That’s not worth arguing, because this is a minor point which is distracting you from addressing my real issue. So, I will withdraw the characterization.

However, I already know your answer to my main point, and that’s not going to change. Whatever meaning flowers had for some poets whose lives are dust and stories is irrelevant to you because it means a great deal to you and your wife, and no amount of worrying about the fate of the third world can diminish that. Isn’t that what you’re saying? Because suppose that you bought your wife a bouquet of flowers, and have fond memories of presenting them to her. If you found out now for a fact that this same bouquet was dewey with pesticides, picked by a Colombian worker who took ill from the poison and could no longer support his family, would you tear up your memories, and vow never to do it again? I just don’t think you would.

But I can send for the book Harper’s used as a source through interlibrary loan, and we could get to serious brass tacks. You obviously care enough that you bothered to call your florist, but I don’t think you’d give up flowers altogether in any case, and I’m not criticizing you for that. A bunch of data isn’t going to convince you, and you wouldn’t be doing yourself any favors if it did, so do we have anything to continue arguing about?

I have grave misgivings about the practice of giving flowers, and have given good reasons for them. Those reasons are not good enough for you to quit the practice, and that’s alright with me. But they are still good reasons. Yet, you probably still believe that someone has to be emotionally corrupt somehow not to blithely endorse the flower trade, and this simply is not the case.

For those of you who give flowers, and report that your wives/SO are thrilled about it, answer me this.
Are they thrilled for the flowers themselves, or are they thrilled because you thought to buy them?
And if you think it’s the because you thought to buy them, have you ever thought to buy anything else? Like, “Gee, flowers worked, I wonder if her favorite perfume would work?” Or something along those lines.
If you did think of that, how did she react? Was she just as thrilled with the new gift, or did she make it clear she perfered flowers?
Finally, if she was just as thrilled with the new gift, have you considered experimenting anymore? Women (most anyway) love romantic gestures, but when it’s the same one over and over and over, it tends to get boring and it’s less than thrilling.

It’s sometimes said on these boards that the debates are waged by just a few, but watched by silent thousands. I’m one of the (mostly) silent ones and I’d like to let Johnny Angel know, this thread has opened my eyes to the evils of the industry you point out. I’m not a heavy flower consumer, but I’ll sure think twice this Mother’s Day. I mean that seriously.

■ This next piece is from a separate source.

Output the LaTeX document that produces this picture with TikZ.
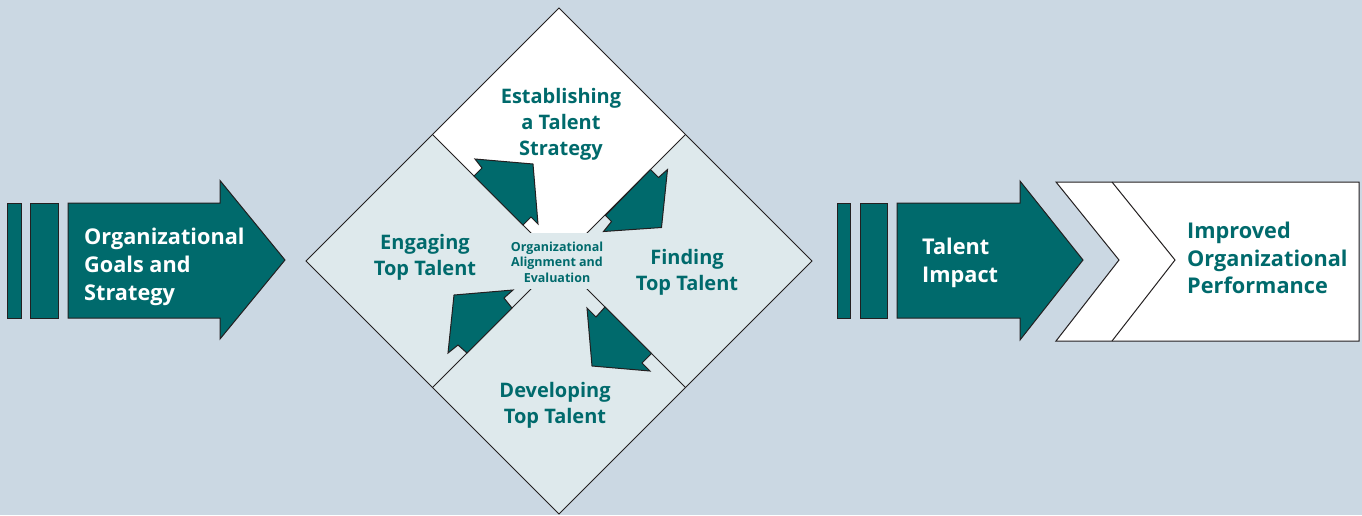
\documentclass[tikz,border=0pt]{standalone}
\usepackage{fontspec}
\setmainfont{Open Sans}
\definecolor{bgc}{RGB}{203,216,227}
\definecolor{tealc}{RGB}{0,106,108}
\definecolor{lightq}{RGB}{222,233,236}
\definecolor{edgec}{RGB}{35,31,32}
\begin{document}
\begin{tikzpicture}[x=1pt,y=-1pt,
  outl/.style={draw=edgec,line width=1pt,line join=miter},
  tealshape/.style={outl,fill=tealc},
  bigw/.style={font=\bfseries\fontsize{21.7}{28}\selectfont,text=white,align=left,anchor=west,inner sep=0pt},
  bigt/.style={font=\bfseries\fontsize{21.7}{27.5}\selectfont,text=tealc,align=left,anchor=west,inner sep=0pt},
  quadt/.style={font=\bfseries\fontsize{20}{26}\selectfont,text=tealc,align=center,inner sep=0pt},
  smallt/.style={font=\bfseries\fontsize{12.5}{15.5}\selectfont,text=tealc,align=center,inner sep=0pt}]
\useasboundingbox (0,0) rectangle (1362,515);
\fill[bgc] (0,0) rectangle (1362,515);
% left arrow
\draw[tealshape] (7,203) rectangle (21,318);
\draw[tealshape] (30.5,203) rectangle (58,318);
\draw[tealshape] (68,203) -- (220,203) -- (220,180.5) -- (285,260) -- (220,339) -- (220,318) -- (68,318) -- cycle;
\node[bigw] (goals) at (84,267) {Organizational\\Goals and\\Strategy};
% diamond
\fill[lightq] (559,8) -- (812,261) -- (559,514) -- (306,261) -- cycle;
\fill[white] (559,8) -- (685.5,134.5) -- (559,261) -- (432.5,134.5) -- cycle;
\draw[outl] (432.5,134.5) -- (685.5,387.5);
\draw[outl] (685.5,134.5) -- (432.5,387.5);
\fill[lightq] (505,233) rectangle (613,289);
\draw[outl] (559,8) -- (812,261) -- (559,514) -- (306,261) -- cycle;
% cycle arrows
\draw[tealshape] (603.5,231.5) -- (661.5,227.5) -- (667.5,169.5) -- (658.5,177.5) -- (650.5,169.5) -- (605.5,215.5) -- (611.5,221.5) -- cycle;
\draw[tealshape] (475,159) -- (533,164) -- (538,224) -- (531,217) -- (523,225) -- (474,176) -- (482,168) -- cycle;
\draw[tealshape] (454,295) -- (513,290) -- (504,298) -- (512,308) -- (467,353) -- (458,345) -- (448,353) -- cycle;
\draw[tealshape] (587,308) -- (596,317) -- (605,307) -- (651.5,353.5) -- (642,363) -- (650,371) -- (592,366) -- cycle;
\node[quadt] (est) at (561,124) {Establishing\\a Talent\\Strategy};
\node[quadt] (eng) at (425,257) {Engaging\\Top Talent};
\node[quadt] (fin) at (687,272) {Finding\\Top Talent};
\node[quadt] (dev) at (555,405) {Developing\\Top Talent};
\node[smallt] (align) at (557,262) {Organizational\\Alignment and\\Evaluation};
% talent impact arrow
\draw[tealshape] (837,203) rectangle (850,318);
\draw[tealshape] (860,203) rectangle (887,318);
\draw[tealshape] (897,203) -- (1020,203) -- (1020,181) -- (1083,260) -- (1020,340) -- (1020,318) -- (897,318) -- cycle;
\node[bigw] (impact) at (922,263) {Talent\\Impact};
% chevrons
\draw[outl,fill=white] (1056,182) -- (1359,182) -- (1359,341) -- (1056,341) -- (1119,260) -- cycle;
\draw[outl] (1112,182) -- (1175,260) -- (1112,341);
\node[bigt] (perf) at (1187,258) {Improved\\Organizational\\Performance};
\end{tikzpicture}
\end{document}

I hope that some of the people reading who have formerly got no further than “But flowers make me feel all special inside!” would at least start to consider whether their flowers are imported or not. There’s a very distressing tendency, esp. here in the USA, to put fingers in ears, singing “La, la, la, I’m a consumer and I want it, and nothing else matters.”

masonite wrote:

Unfortunately, as others on this thread have pointed out, this isn’t the only industry that has misbehaved this way. It’s just that the irony here is particularly bitter because we are deeply sentimental about flowers. But if you were to boycott every product made through the exploitation of the third world, you’d have a real rough time of it, and unless you were prepared to drop out of society altogether, you would ultimately fail. There’s no innocence to be had anywhere at any price, though the illusion of innocence can be picked up pretty cheap. It’s an evil world, and we are all complicit in it.

So, if we’re in for a dime, are we in for a dollar? Probably not. But I don’t want to kid myself any more than absolutely necessary. You fight some battles, and you sit out the rest. Oil companies, power companies, phone companies – all these own my ass. But Hallmark and FTD don’t.

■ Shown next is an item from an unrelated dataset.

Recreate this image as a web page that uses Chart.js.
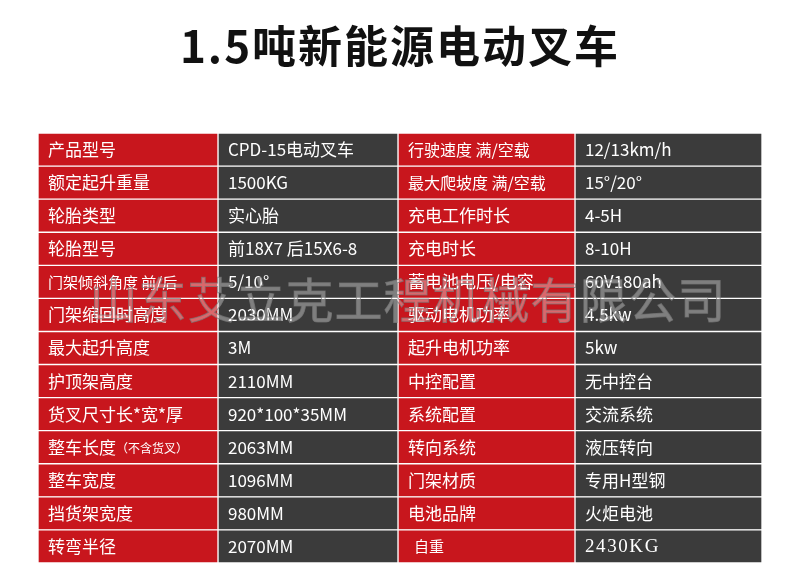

pepperlandgirl - not that personal testamony makes much difference and not that I have to justify my actions to you one jot, but since you are interested: at the beginning of the relationship I swore shy of buying flowers, worried that it might seem like a shallow gesture. My girlfriend however made it abundantly clear that she likes to occasionally receive flowers. Just not at “flower” times (such as Valentines day). She’s an intelligent, independant, professional woman but she still likes flowers. As do I.

So you see, she does appreciate receiving flowers. And I buy them rarely enough that they are not tedious.

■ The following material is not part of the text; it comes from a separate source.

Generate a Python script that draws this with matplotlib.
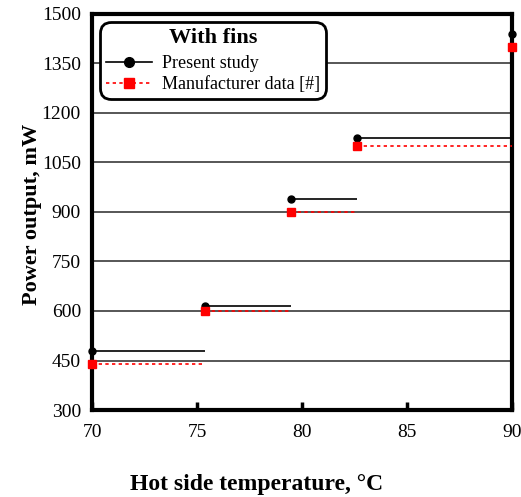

There. Are you satisfied now? Do I earn your approval? May I continue in my chosen romantic path? Or do I have to tell her that pepperlandgirl says that she isn’t allowed to enjoy getting them?

Feh.

pan

Around here in Monterey, we have a lot of flower farms, so the florists prefer to buy the flowers from those. Besides, i hear most of the exported flowers are roses. I guess some tropicals may be imported, but even those can be grown in greenhouses (cept things like king proteas i think). Point, i dont think you’d really find all that many grown in third world countries.

Something else: my girlfriend buys me flowers at least as much as I buy them for her. Personally, I’ve always enjoyed receiving them. And they sure as hell brighten up a bedroom.

pan

Both. Obviously. She wouldn’t be nearly as happy if I brought her a potato. She likes it when I bring her those Arby’s potatoes with the cheese and the broccoli, but it’s not quite the thrill for her a spring bouquet is.

If it was just “happiness over the thrill of buying them,” then logically I should be able to buy her anything. “Here, honey! I bought you a bad of charcoal!” Curiously, this does not seem to bring the elation a beautiful bouquet of flowers does.

What the hell are you talking about?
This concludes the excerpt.